Pada halaman Facebook-nya, Homs Media Center melaporkan bahwa pada hari Ahad, kebanyakan perempuan dan anak-anak terluka setelah serangan udara menggunakan bom klaster menghancurkan rumah warga sipil di daerah yang dikuasai oposisi di provinsi ini.
Pada konferensi pers Desember, Igor Konashenkov, juru bicara militer Rusia, membantah tuduhan bahwa angkatan udara mereka telah menimbun bom klaster di Suriah.
Dia mengatakan bahwa, "Penyerangan Rusia tidak menggunakan bom klaster dan tidak ada senjata seperti itu di pangkalan udara Rusia di Suriah".
Namun, Tim Intel Konflik (the Conflict Intelligence Team-CIT), sebuah kelompok aktivis Rusia yang memonitor aktivitas militer Rusia di luar negeri, mengatakan kepada Al Jazeera bahwa mereka memiliki bukti substansial bahwa Rusia menggunakan berbagai jenis amunisi di Suriah.
"Kami dapat mengkonfirmasi bahwa Rusia memang menggunakan bom klaster, khususnya RBK-500 Shoab-05, RBK-500 AO-2,5RTM dan RBK-500 SPBE," kata Kirill Mikhailov, juru bicara CIT.

"Mereka semua telah difoto dan difilmkan di pangkalan udara Hmeymim di Latakia.
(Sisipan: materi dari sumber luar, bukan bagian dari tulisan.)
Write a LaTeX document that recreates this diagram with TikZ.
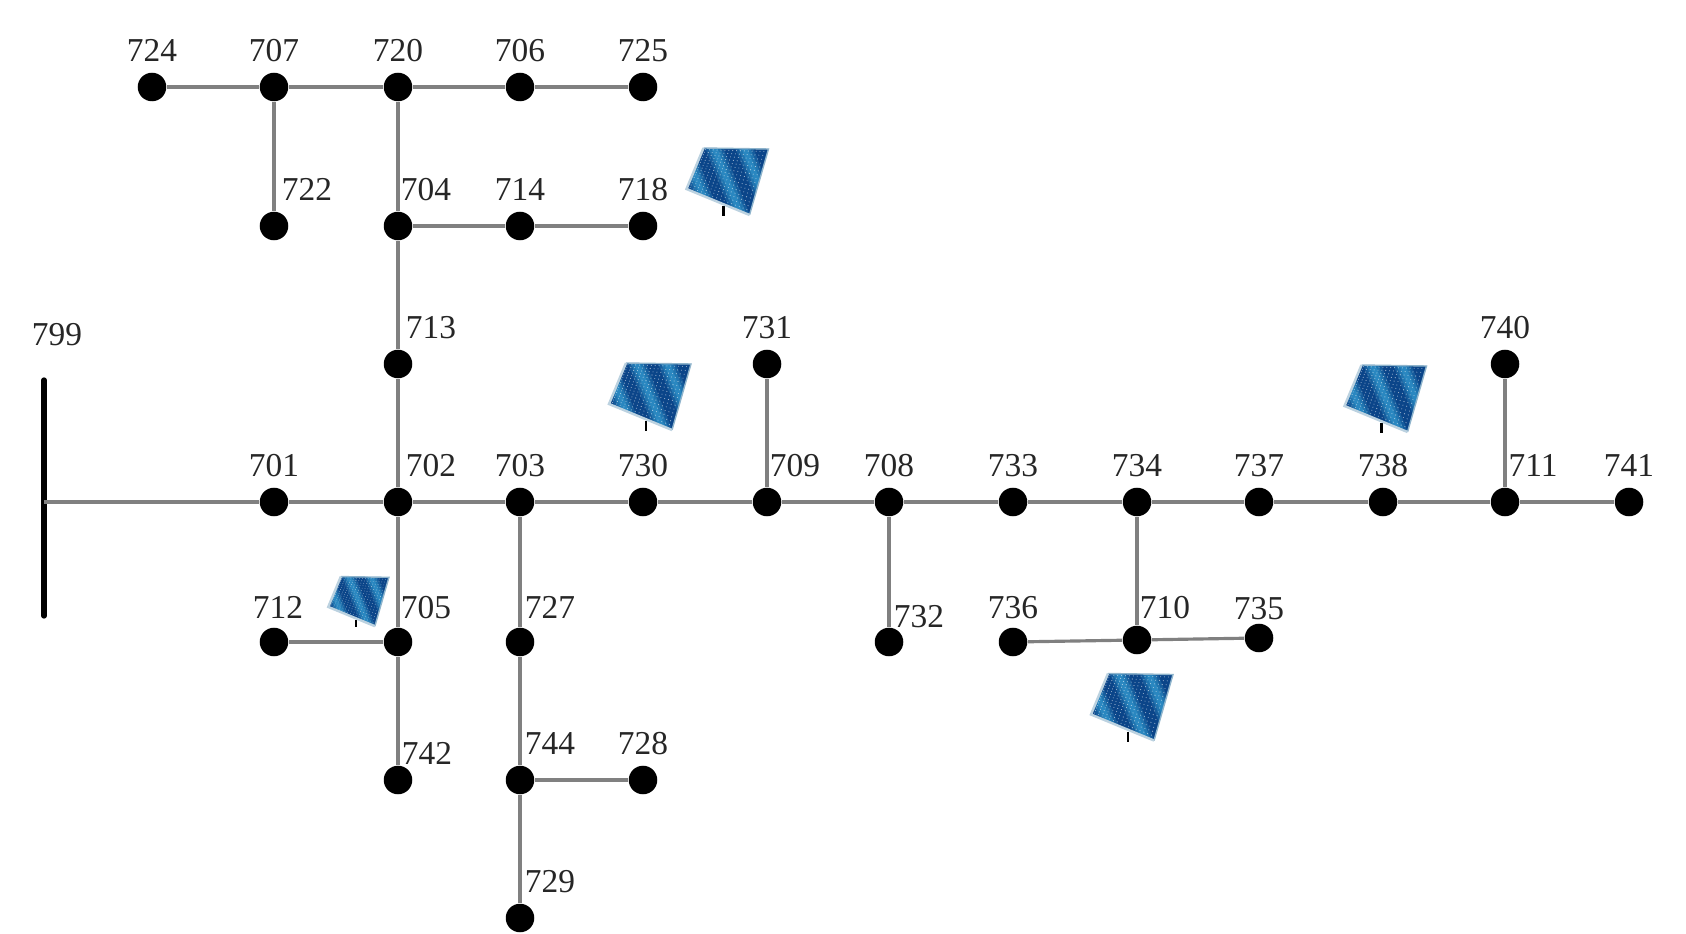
\documentclass[tikz,border=0pt]{standalone}
\usepackage{fontspec}
\setmainfont{Liberation Serif}
\usetikzlibrary{calc}
\definecolor{panelblue}{HTML}{0B4589}
\definecolor{panelstripe}{HTML}{38A4D8}
\definecolor{panelframe}{HTML}{8FB4CC}
\tikzset{
  bus/.style={circle,fill=black,inner sep=0pt,minimum size=0.285cm},
  num/.style={inner sep=0pt,label distance=0.095cm,text=black!85,font=\fontsize{9.5}{10}\selectfont},
  busup/.style={bus,label={[num,name=l#1]90:#1}},
  busright/.style={bus,label={[num,name=l#1,xshift=0.28cm]90:#1}},
  buswide/.style={bus,label={[num,name=l#1,xshift=0.3cm]90:#1}},
  feeder/.style={draw=black!50,line width=0.9pt},
  pics/panel/.style={code={
    \coordinate (tl) at (-24,-33);
    \coordinate (tr) at (41,-32);
    \coordinate (br) at (22,34);
    \coordinate (bl) at (-41,8);
    \draw[black,line width=0.6pt] (-4,25) -- (-4,35);
    \begin{scope}
      \clip (tl) -- (tr) -- (br) -- (bl) -- cycle;
      \fill[panelblue] (-45,-35) rectangle (45,36);
      % soft diagonal reflections
      \foreach \w/\o in {9/.25,6/.35,3/.4} {
        \fill[panelstripe,opacity=\o] (-14-\w,-35) -- (-14+\w,-35) -- (14+\w,36) -- (14-\w,36) -- cycle;
        \fill[panelstripe,opacity=\o] (16-\w,-35) -- (16+\w,-35) -- (44+\w,36) -- (44-\w,36) -- cycle;
        \fill[panelstripe,opacity=\o] (-44-\w,-35) -- (-44+\w,-35) -- (-16+\w,36) -- (-16-\w,36) -- cycle;
      }
      \foreach \u in {0.04,0.10,...,0.98}
        \foreach \v in {0.04,0.10,...,0.98}
          \fill[white,opacity=.6] ($($(tl)!\u!(tr)$)!\v!($(bl)!\u!(br)$)$) circle (0.55);
    \end{scope}
    \draw[panelframe,line width=0.4pt] (tl) -- (tr) -- (br);
    \draw[panelframe!60,line width=0.7pt] (br) -- (bl) -- (tl);
  }}
}
\begin{document}
\begin{tikzpicture}[x=0.01cm,y=-0.01cm]
    \useasboundingbox (0,0) rectangle (1686,934);
    % top row
    \node[busup=724] (n724) at (152,87) {};
    \node[busup=707] (n707) at (274,87) {};
    \node[busup=720] (n720) at (398,87) {};
    \node[busup=706] (n706) at (520,87) {};
    \node[busup=725] (n725) at (643,87) {};
    % second row
    \node[bus,label={[num,name=l722,xshift=0.33cm]90:722}] (n722) at (274,226) {};
    \node[busright=704] (n704) at (398,226) {};
    \node[busup=714] (n714) at (520,226) {};
    \node[busup=718] (n718) at (643,226) {};
    % main feeder
    \node[bus,label={[num,name=l713,xshift=0.33cm]90:713}] (n713) at (398,364) {};
    \node[busup=731] (n731) at (767,364) {};
    \node[busup=740] (n740) at (1505,364) {};
    \node[busup=701] (n701) at (274,502) {};
    \node[bus,label={[num,name=l702,xshift=0.33cm]90:702}] (n702) at (398,502) {};
    \node[busup=703] (n703) at (520,502) {};
    \node[busup=730] (n730) at (643,502) {};
    \node[busright=709] (n709) at (767,502) {};
    \node[busup=708] (n708) at (889,502) {};
    \node[busup=733] (n733) at (1013,502) {};
    \node[busup=734] (n734) at (1137,502) {};
    \node[busup=737] (n737) at (1259,502) {};
    \node[busup=738] (n738) at (1383,502) {};
    \node[busright=711] (n711) at (1505,502) {};
    \node[busup=741] (n741) at (1629,502) {};
    % lower rows
    \node[bus,label={[num,name=l712,xshift=0.04cm,yshift=-0.02cm]90:712}] (n712) at (274,642) {};
    \node[bus,label={[num,name=l705,xshift=0.28cm,yshift=-0.02cm]90:705}] (n705) at (398,642) {};
    \node[bus,label={[num,name=l727,xshift=0.3cm,yshift=-0.02cm]90:727}] (n727) at (520,642) {};
    \node[bus,label={[num,name=l732,xshift=0.3cm,yshift=-0.11cm]90:732}] (n732) at (889,642) {};
    \node[bus,label={[num,name=l736,yshift=-0.02cm]90:736}] (n736) at (1013,642) {};
    \node[bus,label={[num,name=l710,xshift=0.28cm,yshift=-0.04cm]90:710}] (n710) at (1137,640) {};
    \node[bus,label={[num,name=l735,yshift=-0.065cm]90:735}] (n735) at (1259,638) {};
    \node[bus,label={[num,name=l742,xshift=0.29cm,yshift=-0.1cm]90:742}] (n742) at (398,780) {};
    \node[buswide=744] (n744) at (520,780) {};
    \node[busup=728] (n728) at (643,780) {};
    \node[buswide=729] (n729) at (520,918) {};
    % source bar
    \coordinate (bartop) at (44,380);
    \coordinate (barbot) at (44,616);
    \coordinate (bartap) at (44,502);
    \draw[black,line width=1.5pt,line cap=round] (bartop) -- (barbot);
    \node[num] (n799) at (57,335) {799};
    % feeders
    \draw[feeder] (n724) -- (n707) -- (n720) -- (n706) -- (n725);
    \draw[feeder] (n707) -- (n722);
    \draw[feeder] (n720) -- (n704) -- (n713) -- (n702) -- (n705) -- (n742);
    \draw[feeder] (n704) -- (n714) -- (n718);
    \draw[feeder] (bartap) -- (n701) -- (n702) -- (n703) -- (n730) -- (n709) -- (n708) -- (n733) -- (n734) -- (n737) -- (n738) -- (n711) -- (n741);
    \draw[feeder] (n731) -- (n709);
    \draw[feeder] (n740) -- (n711);
    \draw[feeder] (n712) -- (n705);
    \draw[feeder] (n703) -- (n727) -- (n744) -- (n729);
    \draw[feeder] (n744) -- (n728);
    \draw[feeder] (n708) -- (n732);
    \draw[feeder] (n734) -- (n710);
    \draw[feeder] (n736) -- (n710) -- (n735);
    % solar panels
    \pic at (727.5,181) {panel};
    \pic at (650,396) {panel};
    \pic at (1385.5,398) {panel};
    \pic at (1132,706.5) {panel};
    \pic[scale=0.74] at (358.6,601) {panel};
\end{tikzpicture}
\end{document}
Amunisi tersebut terbukti melekat pada jet Rusia, ditempatkan di tanah, dan dalam beberapa kasus ditemukan di wilayah pemukiman."
Elliot Higgins, seorang wartawan Inggris yang fokus pada konflik Suriah, juga telah melaporkan bukti serangan bom klaster milik Rusia di negara ini.
"Kementerian Pertahanan Rusia telah berulang kali menyangkal hal ini, bahkan mengaku tidak ada amunisi seperti itu di pangkalan udara Suriah mereka," katanya kepada Al Jazeera.
"Tapi gambar dari pangkalan udara yang diterbitkan oleh outlet Media Rusia (termasuk) Sputnik dan RT, dan bahkan kementerian pertahanan Rusia dengan jelas menunjukkan senjata-senjata tersebut terdapat di pangkalan.

"Penolakan fakta-fakta yang ada sudah dikenal merupakan kebiasaan Kementerian Pertahanan Rusia. Perbedaan besar sekarang adalah ada lebih banyak informasi publik TERSEDIA yang dapat digunakan untuk fakta memeriksa penolakan dan klaim mereka, agar benar-benar diketahui apa yang sebenarnya dilakukan Rusia. "
Kelompok pemantau, termasuk Observatorium Suriah untuk Hak Asasi Manusia yang berbasis di Inggris, mengatakan serangan udara Rusia menewaskan sedikitnya 1.000 warga sipil, termasuk lebih dari 300 anak-anak, saat mereka dimulai pada bulan September tahun lalu.